Gather all lines in the data that hold the string "this".

> Extracted records
════════════════
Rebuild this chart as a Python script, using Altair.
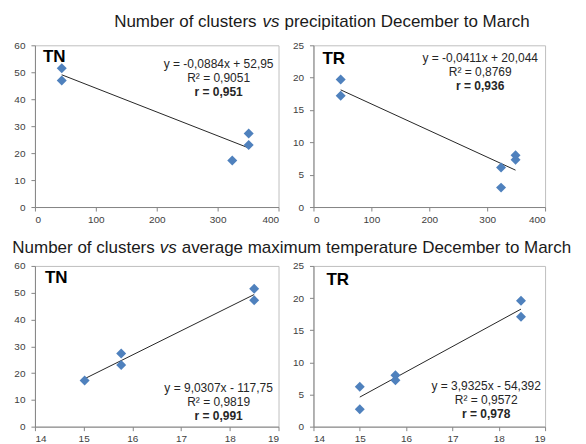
════════════════
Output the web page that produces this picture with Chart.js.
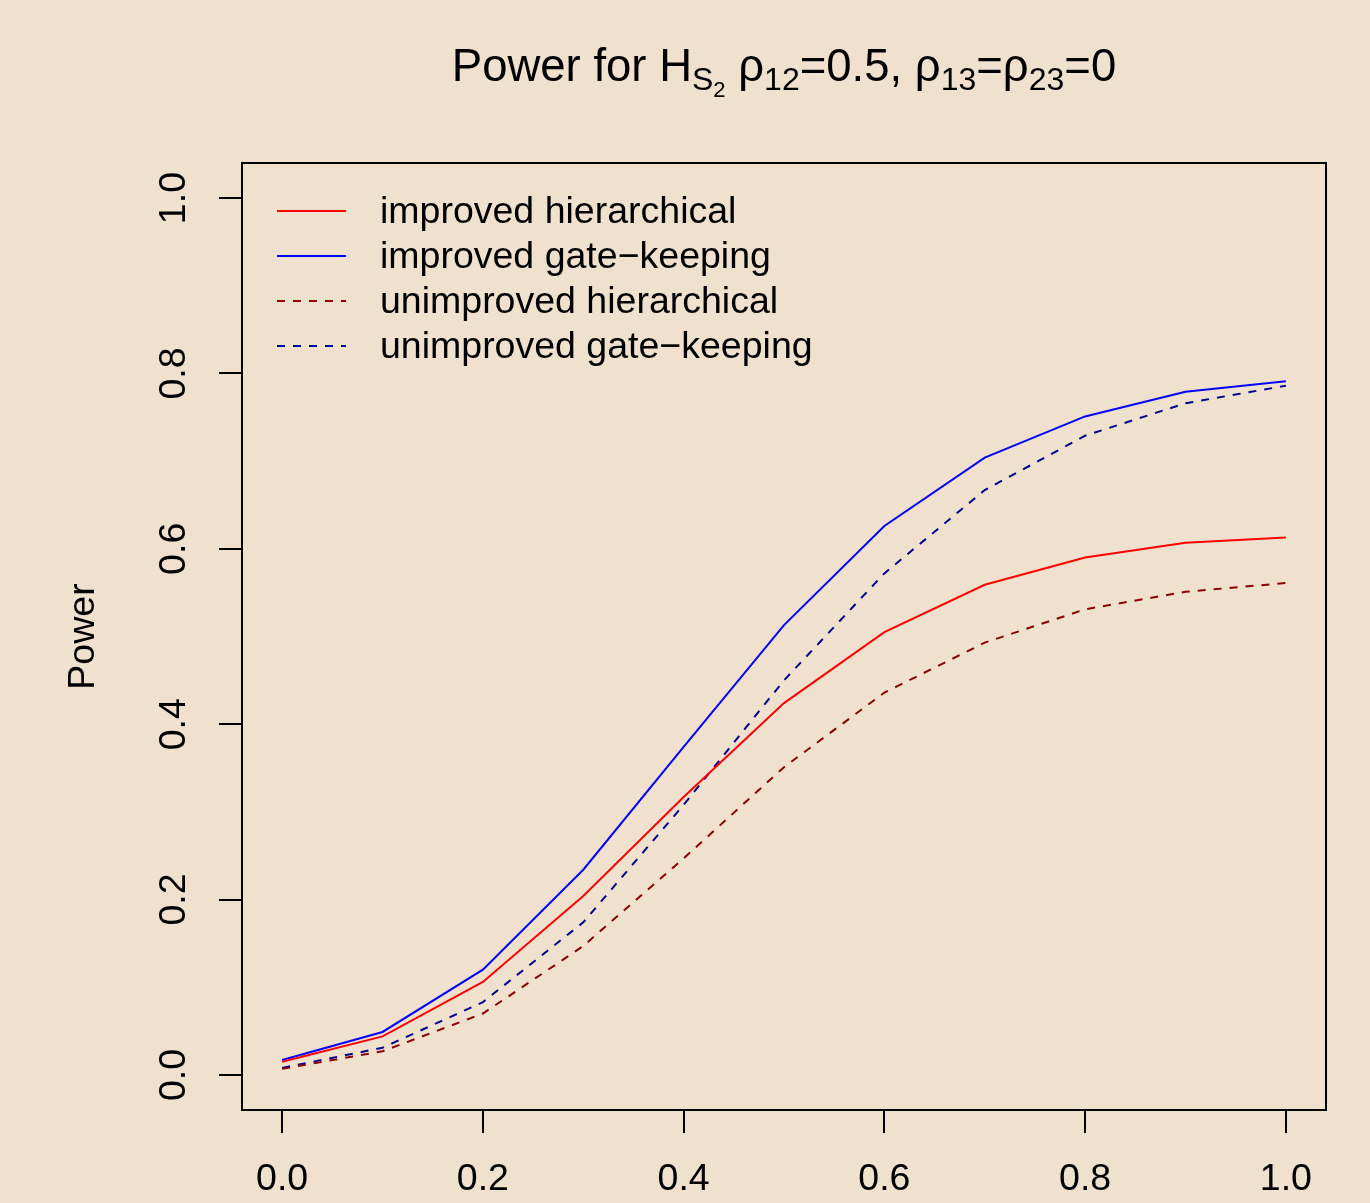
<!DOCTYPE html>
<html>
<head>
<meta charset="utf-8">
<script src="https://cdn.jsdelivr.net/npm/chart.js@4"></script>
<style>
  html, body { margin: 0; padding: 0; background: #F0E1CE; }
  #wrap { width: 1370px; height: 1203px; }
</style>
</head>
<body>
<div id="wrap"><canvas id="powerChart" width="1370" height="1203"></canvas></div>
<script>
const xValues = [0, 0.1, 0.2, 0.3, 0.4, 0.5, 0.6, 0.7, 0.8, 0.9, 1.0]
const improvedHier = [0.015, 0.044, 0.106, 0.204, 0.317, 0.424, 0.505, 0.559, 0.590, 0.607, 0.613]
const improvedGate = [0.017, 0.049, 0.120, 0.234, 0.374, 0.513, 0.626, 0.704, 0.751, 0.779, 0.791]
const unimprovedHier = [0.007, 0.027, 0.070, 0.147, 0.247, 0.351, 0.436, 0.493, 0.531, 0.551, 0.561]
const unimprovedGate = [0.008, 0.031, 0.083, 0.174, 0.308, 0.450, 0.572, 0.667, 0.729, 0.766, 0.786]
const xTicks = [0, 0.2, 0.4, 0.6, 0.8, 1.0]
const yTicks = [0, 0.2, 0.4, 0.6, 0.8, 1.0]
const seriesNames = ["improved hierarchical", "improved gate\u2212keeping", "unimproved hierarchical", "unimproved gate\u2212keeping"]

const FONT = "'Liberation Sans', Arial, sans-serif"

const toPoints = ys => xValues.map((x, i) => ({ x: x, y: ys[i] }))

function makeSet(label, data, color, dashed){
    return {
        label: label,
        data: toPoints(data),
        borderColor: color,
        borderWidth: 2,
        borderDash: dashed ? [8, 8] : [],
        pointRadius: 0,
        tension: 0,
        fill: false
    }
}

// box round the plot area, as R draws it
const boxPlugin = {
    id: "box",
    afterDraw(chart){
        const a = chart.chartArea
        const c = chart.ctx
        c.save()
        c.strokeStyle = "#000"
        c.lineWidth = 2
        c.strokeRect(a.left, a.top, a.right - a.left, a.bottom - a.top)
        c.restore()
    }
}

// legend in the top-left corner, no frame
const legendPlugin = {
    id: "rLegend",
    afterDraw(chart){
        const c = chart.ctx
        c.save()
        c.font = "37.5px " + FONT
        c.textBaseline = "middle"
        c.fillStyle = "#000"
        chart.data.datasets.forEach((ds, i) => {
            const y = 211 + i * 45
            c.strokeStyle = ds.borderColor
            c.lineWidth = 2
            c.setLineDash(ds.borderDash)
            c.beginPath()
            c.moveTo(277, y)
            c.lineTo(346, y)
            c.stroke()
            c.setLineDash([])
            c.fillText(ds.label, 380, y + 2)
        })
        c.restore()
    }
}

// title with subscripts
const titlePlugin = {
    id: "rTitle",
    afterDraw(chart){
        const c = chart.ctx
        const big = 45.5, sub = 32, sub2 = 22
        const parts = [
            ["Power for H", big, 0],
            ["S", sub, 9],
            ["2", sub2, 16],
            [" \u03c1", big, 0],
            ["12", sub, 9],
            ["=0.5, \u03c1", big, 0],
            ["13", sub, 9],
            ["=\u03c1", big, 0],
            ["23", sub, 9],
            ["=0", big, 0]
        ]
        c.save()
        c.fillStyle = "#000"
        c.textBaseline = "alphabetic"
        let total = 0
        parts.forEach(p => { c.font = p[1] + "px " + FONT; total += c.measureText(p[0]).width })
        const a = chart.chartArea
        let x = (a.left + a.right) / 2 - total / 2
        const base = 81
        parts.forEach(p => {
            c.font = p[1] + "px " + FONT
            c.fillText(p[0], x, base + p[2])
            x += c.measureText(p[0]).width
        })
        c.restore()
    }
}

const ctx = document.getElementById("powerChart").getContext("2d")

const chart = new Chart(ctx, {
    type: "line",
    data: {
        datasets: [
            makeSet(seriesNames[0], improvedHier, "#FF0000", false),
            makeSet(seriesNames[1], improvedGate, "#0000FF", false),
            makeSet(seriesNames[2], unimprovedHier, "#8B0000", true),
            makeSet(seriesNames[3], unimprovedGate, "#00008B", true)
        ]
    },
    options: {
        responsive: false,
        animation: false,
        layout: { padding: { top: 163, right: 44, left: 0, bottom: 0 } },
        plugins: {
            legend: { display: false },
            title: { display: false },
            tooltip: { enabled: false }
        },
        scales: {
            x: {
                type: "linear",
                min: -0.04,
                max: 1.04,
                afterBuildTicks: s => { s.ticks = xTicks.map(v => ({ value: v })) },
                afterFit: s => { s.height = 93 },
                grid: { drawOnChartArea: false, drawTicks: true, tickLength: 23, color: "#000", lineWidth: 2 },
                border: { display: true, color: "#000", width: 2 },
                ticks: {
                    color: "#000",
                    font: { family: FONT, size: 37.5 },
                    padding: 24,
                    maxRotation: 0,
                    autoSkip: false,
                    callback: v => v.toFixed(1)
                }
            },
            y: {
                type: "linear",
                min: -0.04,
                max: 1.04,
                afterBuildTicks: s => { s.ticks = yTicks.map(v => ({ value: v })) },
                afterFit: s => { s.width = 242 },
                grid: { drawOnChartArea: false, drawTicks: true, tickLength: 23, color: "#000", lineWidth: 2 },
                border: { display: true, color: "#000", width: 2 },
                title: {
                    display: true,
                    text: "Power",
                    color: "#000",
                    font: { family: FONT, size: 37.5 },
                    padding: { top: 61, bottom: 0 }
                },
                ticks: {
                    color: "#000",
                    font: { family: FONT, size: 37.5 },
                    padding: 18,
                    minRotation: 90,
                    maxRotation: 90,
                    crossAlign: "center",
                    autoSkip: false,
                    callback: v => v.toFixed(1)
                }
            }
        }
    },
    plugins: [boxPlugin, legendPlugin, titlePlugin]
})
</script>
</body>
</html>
════════════════
> Output of the exercise
Rebuild this chart as a Python script, using Altair.
Output the web page that produces this picture with Chart.js.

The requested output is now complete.